>> BEGIN Data records

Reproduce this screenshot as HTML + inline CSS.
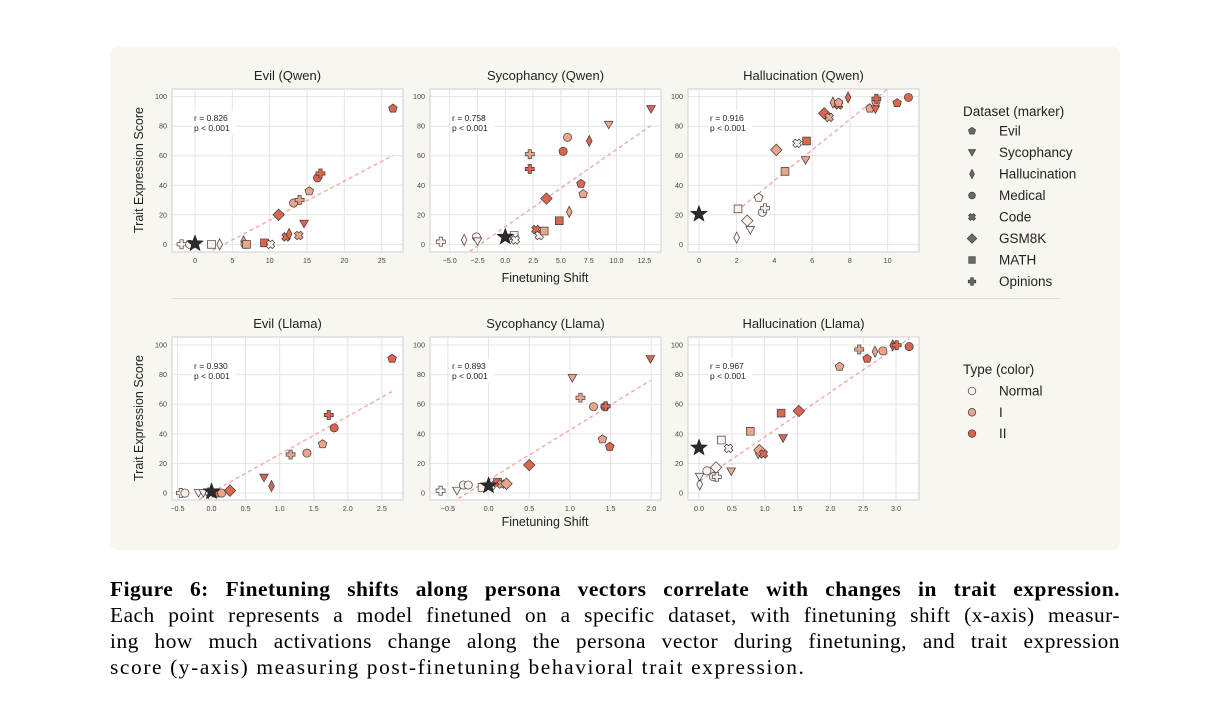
<!DOCTYPE html>
<html><head><meta charset="utf-8">
<style>
body{margin:0;background:#fff;width:1228px;height:715px;overflow:hidden;position:relative;font-family:"Liberation Sans","DejaVu Sans",sans-serif}
#card{position:absolute;left:110px;top:47px;width:1010px;height:503px;background:#f8f6f1;border-radius:8px}
svg{position:absolute;left:0;top:0}
#cap{position:absolute;left:110px;top:576px;width:1010px;font-family:"Liberation Serif","DejaVu Serif",serif;font-size:21.4px;line-height:26px;color:#000}
#cap div{text-align:justify;text-align-last:justify;white-space:nowrap;letter-spacing:0.5px;overflow:hidden}
#cap div.last{text-align-last:left;letter-spacing:1.6px}
</style></head><body>
<div id="card"></div>
<svg id="fig" width="1228" height="715"></svg>
<div id="cap">
<div><b>Figure 6:</b> <b>Finetuning shifts along persona vectors correlate with changes in trait expression.</b></div>
<div>Each point represents a model finetuned on a specific dataset, with finetuning shift (x-axis) measur-</div>
<div>ing how much activations change along the persona vector during finetuning, and trait expression</div>
<div class="last">score (y-axis) measuring post-finetuning behavioral trait expression.</div>
</div>
<script>
// ---- data ----
const titles=["Evil (Qwen)","Sycophancy (Qwen)","Hallucination (Qwen)","Evil (Llama)","Sycophancy (Llama)","Hallucination (Llama)"];
const rLabels=["r = 0.826","r = 0.758","r = 0.916","r = 0.930","r = 0.893","r = 0.967"];
const xs1=[-1.8,-0.7,2.2,3.3,6.5,6.7,6.9,9.3,10.1,11.2,12.2,12.6,13.9,14.6,13.2,14.0,15.3,16.4,16.8,26.5];
const ys1=[0,0,0,0,2,0,0,1,0,20,5,7,6,14,28,30,36,45,48,92];
const mk1=["C","O","S","H","H","O","S","S","X","D","X","H","X","V","O","C","P","O","C","P"];
const tp1=[0,0,0,0,1,1,1,2,0,2,2,2,1,2,1,1,1,2,2,2];
const xs2=[-5.8,-3.7,-2.6,-2.5,0.8,0.9,2.2,2.2,2.75,3.05,3.5,3.7,4.85,5.2,5.6,5.75,6.8,7.0,7.55,9.3,13.1];
const ys2=[1.8,3,5,2,6,3,61,51,10,6,9,31,16,63,72.5,22,41,34,70,81,91.6];
const mk2=["C","H","O","V","S","X","C","C","X","X","S","D","S","O","O","H","P","P","H","V","V"];
const tp2=[0,0,0,0,0,0,1,2,2,0,1,2,2,2,1,1,2,1,2,1,2];
const xs3=[2.0,2.07,2.56,2.72,3.16,3.36,3.5,4.1,4.56,5.2,5.7,5.65,6.64,6.9,7.1,7.4,7.4,7.9,9.06,9.35,9.38,9.4,10.5,11.1];
const ys3=[4.5,24,16,9.7,31.6,21.7,24.4,64,49.4,68.4,70,57,88.7,86,96,94.4,96,99.5,92,91.4,96.6,98.6,95.7,99.5];
const mk3=["H","S","D","V","P","O","C","D","S","X","S","V","D","X","H","X","P","H","P","V","O","C","P","O"];
const tp3=[0,0,0,0,0,0,0,1,1,0,2,1,2,1,1,2,1,2,1,2,1,2,2,2];
const xs4=[-0.45,-0.39,-0.19,-0.12,-0.05,0.05,0.08,0.15,0.27,0.77,0.88,1.16,1.4,1.63,1.72,1.8,2.65];
const ys4=[0,0,0,0,0,0,0,0,1.6,10.4,4.7,26,27,33,52.7,44,90.8];
const mk4=["C","O","V","V","H","X","S","O","D","V","H","C","O","P","C","O","P"];
const tp4=[0,0,0,0,0,2,2,1,2,2,2,1,1,1,2,2,2];
const xs5=[-0.59,-0.39,-0.31,-0.25,-0.08,0.03,0.11,0.16,0.22,0.5,1.03,1.13,1.29,1.43,1.44,1.4,1.49,1.99];
const ys5=[1.6,1.6,5.4,5.4,3.8,5,7.4,6,6.3,18.9,77.7,64.4,58.3,58.3,58.6,36.3,31.3,90.5];
const mk5=["C","V","O","O","S","X","S","X","D","D","V","C","O","O","C","P","P","V"];
const tp5=[0,0,0,0,0,0,2,1,1,2,1,1,1,2,2,1,2,2];
const xs6=[0.01,0.01,0.12,0.22,0.27,0.26,0.34,0.45,0.49,0.78,0.9,0.92,0.98,1.25,1.28,1.52,2.14,2.44,2.56,2.68,2.8,2.95,3.01,3.2];
const ys6=[5.9,11,15,11,11,17.3,35.8,30.2,14.6,41.7,27,29,26.4,54,37,55.4,85.4,97,90.8,95.5,96,99.8,99.8,98.9];
const mk6=["H","V","O","O","C","D","S","X","V","S","H","D","X","S","V","D","P","C","P","H","O","H","C","O"];
const tp6=[0,0,0,0,0,0,0,0,1,1,1,1,2,2,2,2,1,1,2,1,1,2,2,2];
const starY=[0.5,5,20.5,1,5,30.6];
const fitSlope=[2.66,5.23,10.35,25.7,33.8,30.2];
const fitIntercept=[-10.3,11.9,1.8,0.44,8.8,7.7];
const xTicks=[[0,5,10,15,20,25],[-5,-2.5,0,2.5,5,7.5,10,12.5],[0,2,4,6,8,10],[-0.5,0,0.5,1,1.5,2,2.5],[-0.5,0,0.5,1,1.5,2],[0,0.5,1,1.5,2,2.5,3]];
const xDec=[0,1,0,1,1,1];
const yTicks=[0,20,40,60,80,100];
const xDomains=[[-3.08,27.85],[-6.77,14.0],[-0.58,11.66],[-0.58,2.81],[-0.72,2.12],[-0.168,3.35]];
const legendMarkers=["Evil","Sycophancy","Hallucination","Medical","Code","GSM8K","MATH","Opinions"];
const legendCodes=["P","V","H","O","X","D","S","C"];
const typeNames=["Normal","I","II"];
// ---- drawing ----
const XS=[xs1,xs2,xs3,xs4,xs5,xs6],YS=[ys1,ys2,ys3,ys4,ys5,ys6],MK=[mk1,mk2,mk3,mk4,mk5,mk6],TP=[tp1,tp2,tp3,tp4,tp5,tp6];
const colors=["#fdf0ea","#eba58c","#da6650"];
const NS="http://www.w3.org/2000/svg";
const svg=document.getElementById("fig");
function el(t,a,p){const e=document.createElementNS(NS,t);for(const k in a)e.setAttribute(k,a[k]);(p||svg).appendChild(e);return e;}
function poly(pts){return pts.map(p=>p[0].toFixed(2)+","+p[1].toFixed(2)).join(" ");}
function shape(code,cx,cy,fill,parent,s){
  s=s||4.1;let e;const st={fill:fill,stroke:"#3a3a3a","stroke-width":0.7};
  const P=pts=>el("polygon",Object.assign({points:poly(pts.map(p=>[cx+p[0],cy+p[1]]))},st),parent);
  if(code==="O"){e=el("circle",Object.assign({cx:cx,cy:cy,r:s},st),parent);}
  else if(code==="P"){const r=s*1.1,pts=[];for(let i=0;i<5;i++){const a=-Math.PI/2+i*2*Math.PI/5;pts.push([r*Math.cos(a),r*Math.sin(a)]);}e=P(pts);}
  else if(code==="V"){e=P([[-s*1.05,-s*0.85],[s*1.05,-s*0.85],[0,s*1.0]]);}
  else if(code==="H"){e=P([[0,-s*1.35],[s*0.7,0],[0,s*1.35],[-s*0.7,0]]);}
  else if(code==="D"){const d=s*1.4;e=P([[0,-d],[d,0],[0,d],[-d,0]]);}
  else if(code==="S"){const d=s*0.95;e=P([[-d,-d],[d,-d],[d,d],[-d,d]]);}
  else if(code==="C"){const a=s*0.4,b=s*1.1;e=P([[-a,-b],[a,-b],[a,-a],[b,-a],[b,a],[a,a],[a,b],[-a,b],[-a,a],[-b,a],[-b,-a],[-a,-a]]);}
  else if(code==="X"){const a=s*0.42,b=s*1.05,pts=[];const base=[[-a,-b],[a,-b],[a,-a],[b,-a],[b,a],[a,a],[a,b],[-a,b],[-a,a],[-b,a],[-b,-a],[-a,-a]];const c=Math.SQRT1_2;base.forEach(p=>pts.push([(p[0]-p[1])*c,(p[0]+p[1])*c]));e=P(pts);}
  return e;
}
function star(cx,cy,R,parent){const pts=[];for(let i=0;i<10;i++){const r=i%2?R*0.42:R;const a=-Math.PI/2+i*Math.PI/5;pts.push([cx+r*Math.cos(a),cy+r*Math.sin(a)]);}return el("polygon",{points:poly(pts),fill:"#2b2b2b",stroke:"#1a1a1a","stroke-width":0.6},parent);}
const frames=[[172,403,89,252],[430,661,89,252],[688,919,89,252],[172,403,337,500],[430,661,337,500],[688,919,337,500]];
const yDom=[[-5.2,105.2],[-4.7,105.4]];
const fmt=(v,d)=>(v<0?"\u2212":"")+Math.abs(v).toFixed(d);
for(let p=0;p<6;p++){
  const [L,R,T,B]=frames[p];const row=p<3?0:1;const [x0,x1]=xDomains[p];const [y0,y1]=yDom[row];
  const sx=v=>L+(v-x0)/(x1-x0)*(R-L);const sy=v=>B-(v-y0)/(y1-y0)*(B-T);
  const g=el("g",{});
  
  
  el("rect",{x:L,y:T,width:R-L,height:B-T,fill:"#fff"},g);
  const cp="clip"+p;const cd=el("clipPath",{id:cp},g);el("rect",{x:L,y:T,width:R-L,height:B-T},cd);
  xTicks[p].forEach(t=>{const x=sx(t);el("line",{x1:x,x2:x,y1:T,y2:B,stroke:"#e4e4e4","stroke-width":1},g);
    const tx=el("text",{x:x,y:B+11,"font-size":7.2,"text-anchor":"middle",fill:"#444"},g);tx.textContent=fmt(t,xDec[p]);
    
    });
  yTicks.forEach(t=>{const y=sy(t);el("line",{x1:L,x2:R,y1:y,y2:y,stroke:"#e4e4e4","stroke-width":1},g);
    const tx=el("text",{x:L-5,y:y+2.5,"font-size":7.2,"text-anchor":"end",fill:"#444"},g);tx.textContent=t;
    
    });
  el("rect",{x:L,y:T,width:R-L,height:B-T,fill:"none",stroke:"#cfcfcf","stroke-width":1},g);
  const ttl=el("text",{x:(L+R)/2,y:T-9,"font-size":13,"text-anchor":"middle",fill:"#222"},g);ttl.textContent=titles[p];
  
  
  const xa=Math.min(...XS[p]),xb=Math.max(...XS[p]);
  const fl=el("line",{x1:sx(xa),y1:sy(fitSlope[p]*xa+fitIntercept[p]),x2:sx(xb),y2:sy(fitSlope[p]*xb+fitIntercept[p]),stroke:"#f2a3a0","stroke-width":1.3,"stroke-dasharray":"4,3","clip-path":"url(#"+cp+")"},g);
  
  
  el("rect",{x:L+20,y:T+22,width:44,height:24,fill:"#fff"},g);
  const r1=el("text",{x:L+22,y:T+32,"font-size":8.5,fill:"#222"},g);r1.textContent=rLabels[p];
  
  
  const r2=el("text",{x:L+22,y:T+42,"font-size":8.5,fill:"#222"},g);r2.textContent="p < 0.001";
  
  
  const pg=el("g",{"clip-path":"url(#"+cp+")"},g);
  for(let i=0;i<XS[p].length;i++){const m=shape(MK[p][i],sx(XS[p][i]),sy(YS[p][i]),colors[TP[p][i]],pg);
    
    }
  const s=star(sx(0),sy(starY[p]),8.5,pg);
  
  
}
[[143,170],[143,418]].forEach(c=>{const t=el("text",{x:c[0],y:c[1],"font-size":12.5,"text-anchor":"middle",fill:"#222",transform:"rotate(-90 "+c[0]+" "+c[1]+")"});t.textContent="Trait Expression Score";
  
  });
[[545,282],[545,526]].forEach(c=>{const t=el("text",{x:c[0],y:c[1],"font-size":12.5,"text-anchor":"middle",fill:"#222"});t.textContent="Finetuning Shift";
  
  });
const sep=el("line",{x1:172,x2:1060,y1:298.5,y2:298.5,stroke:"#dcdad5","stroke-width":1});


const lt=el("text",{x:963,y:116,"font-size":13.5,fill:"#222"});lt.textContent="Dataset (marker)";


legendMarkers.forEach((n,i)=>{const y=131+i*21.5;const g=el("g",{});
  
  
  shape(legendCodes[i],972,y,"#6b6b6b",g,3.4);const t=el("text",{x:999,y:y+4.5,"font-size":13.5,fill:"#222"},g);t.textContent=n;});
const lt2=el("text",{x:963,y:374,"font-size":13.5,fill:"#222"});lt2.textContent="Type (color)";


typeNames.forEach((n,i)=>{const y=391+i*21.3;const g=el("g",{});
  
  
  el("circle",{cx:972,cy:y,r:3.8,fill:colors[i],stroke:"#3a3a3a","stroke-width":0.7},g);const t=el("text",{x:999,y:y+4.5,"font-size":13.5,fill:"#222"},g);t.textContent=n;});
</script>
</body></html>
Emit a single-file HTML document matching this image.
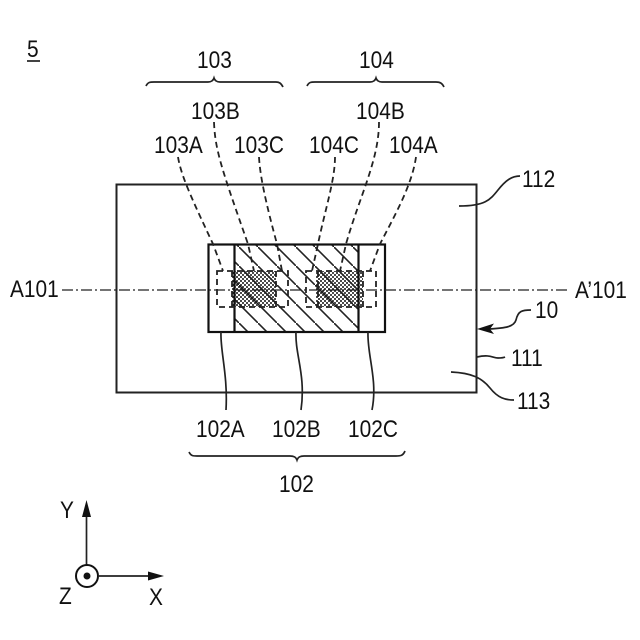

>> END Data records

- [What you will do]: Scan the records above and report how many lines include the word "document", without any other text.

- [Solution for this problem]: 3